WaaS is of course Microsoft’s name for the always up-to-date nature of Windows, and other products. That is, unlike with past releases, Microsoft will perpetually deliver updates to Windows 10, and it expects both consumers and businesses to install these updates on a timely schedule. For consumers, it’s simple: Windows 10 just updates itself and there’s no way to defer non-critical updates. But business represent a more complex problem.
To accommodate the needs of businesses, Microsoft is essentially providing three Windows 10 upgrade paths, Current Branch, Current Branch for Business, and Long-Term Servicing Branch. They break down like so:
Current Branch. This provides that WaaS experience, with updates delivered directly to end user machines on Microsoft’s schedule. It is the servicing branch Microsoft uses for consumers as well.
Current Branch for Business. Basically the same experience as Current Branch, but with a four-months-long update deferrals so that you can validate updates in your own environment.
Long-Term Servicing Branch. This is a more traditional support model, enabling the long-term deployment of selected Windows 10 releases in low-change configurations only. The time between releases of feature upgrades with long-term servicing support will vary between one and three years, Microsoft says.
The next versions of System Center Configuration Manager and Intune will provide full support for the deployment, upgrade, and management of Windows 10.

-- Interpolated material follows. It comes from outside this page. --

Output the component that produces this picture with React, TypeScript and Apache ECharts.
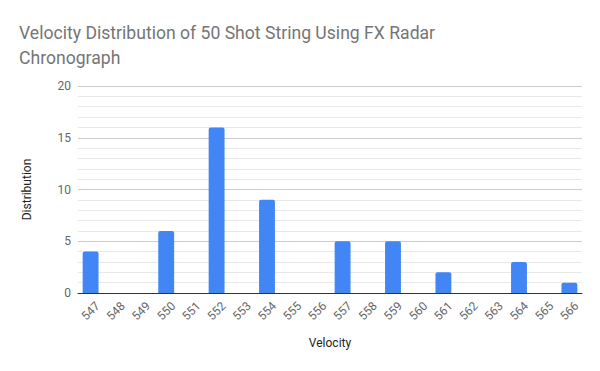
import React, { useEffect, useRef } from "react";
import * as echarts from "echarts";

const categories = ["547","548","549","550","551","552","553","554","555","556","557","558","559","560","561","562","563","564","565","566"];
const distribution = [4,0,0,6,0,16,0,9,0,0,5,0,5,0,2,0,0,3,0,1];
const titleText = "Velocity Distribution of 50 Shot String Using FX Radar\nChronograph";

export default function App() {
  const ref = useRef<HTMLDivElement>(null);
  useEffect(() => {
    document.body.style.margin = "0";
    const chart = echarts.init(ref.current!, null, { renderer: "svg" });
    chart.setOption({
      animation: false,
      backgroundColor: "#ffffff",
      textStyle: { fontFamily: "Roboto" },
      title: {
        text: titleText,
        left: 14,
        top: 15,
        textStyle: { fontFamily: "Roboto", fontSize: 17.6, fontWeight: "normal", color: "#757575", lineHeight: 25 },
      },
      grid: { left: 78, right: 18, top: 86, bottom: 78 },
      xAxis: {
        type: "category",
        data: categories,
        name: "Velocity",
        nameLocation: "middle",
        nameGap: 44,
        nameTextStyle: { fontFamily: "Roboto", fontSize: 12, color: "#222222" },
        axisLine: { show: true, lineStyle: { color: "#333333", width: 1 } },
        axisTick: { show: false },
        axisLabel: { rotate: 45, align: "center", verticalAlign: "middle", fontFamily: "Roboto", fontSize: 12, color: "#666666", margin: 18, interval: 0 },
      },
      yAxis: {
        type: "value",
        min: 0,
        max: 20,
        interval: 5,
        name: "Distribution",
        nameLocation: "middle",
        nameGap: 45,
        nameTextStyle: { fontFamily: "Roboto", fontSize: 12, color: "#222222" },
        axisLine: { show: false },
        axisTick: { show: false },
        axisLabel: { fontFamily: "Roboto", fontSize: 12, color: "#666666", margin: 7 },
        splitLine: { show: true, lineStyle: { color: "#cccccc", width: 1 } },
        minorTick: { show: false, splitNumber: 5 },
        minorSplitLine: { show: true, lineStyle: { color: "#e8e8e8", width: 1 } },
      },
      series: [
        {
          type: "bar",
          data: distribution,
          barWidth: "63%",
          itemStyle: { color: "#4285f4", borderRadius: [2, 2, 0, 0] },
        },
      ],
    });
    return () => chart.dispose();
  }, []);
  return <div ref={ref} style={{ width: 600, height: 371 }} />;
}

(Interestingly, the next version of System Center Configuration Manager will be called—wait for it—System Center Configuration Manager, with no year number tacked on at the end, no doubt to correspond with the no version number trend at Microsoft these days. That said, Microsoft will use YY + MM nomenclature in the version to denote when a release happened. So the next ConfigMgr release is really version 1512, for December 2015. It uses the same convention for Windows 10, where the next OS version is 1511, for November 2015.)
“System Center Configuration Manager will support Windows 10 in any flavor: Current Branch, Current Branch for Business, and Long-Term Servicing Branch,” Microsoft’s Yvette OMeally explains. “This is because we will be able to deliver incremental updates to support the capabilities of future versions of the Windows 10 Current Branch.”
For those on System Center 2012-era solutions, the R2 Configuration Manager SP1 and Configuration Manager SP2 releases provide full compatibility with existing features for Windows 10 deployment, upgrade and management as well. Those updates shipped back in May.
And going forward, Microsoft plans to keep Configuration Manager and Intune updated on the same cadence as Windows 10. That is, it pledges to update Configuration Manager each time new Windows capabilities are released. It will also update Configuration Managereach time iOS and Android are updated, and will continue delivering a single UI for managing all devices.
“You won’t have to go through complex individual upgrades,” Mr. Anderson promises. “We’ll do the work for you.”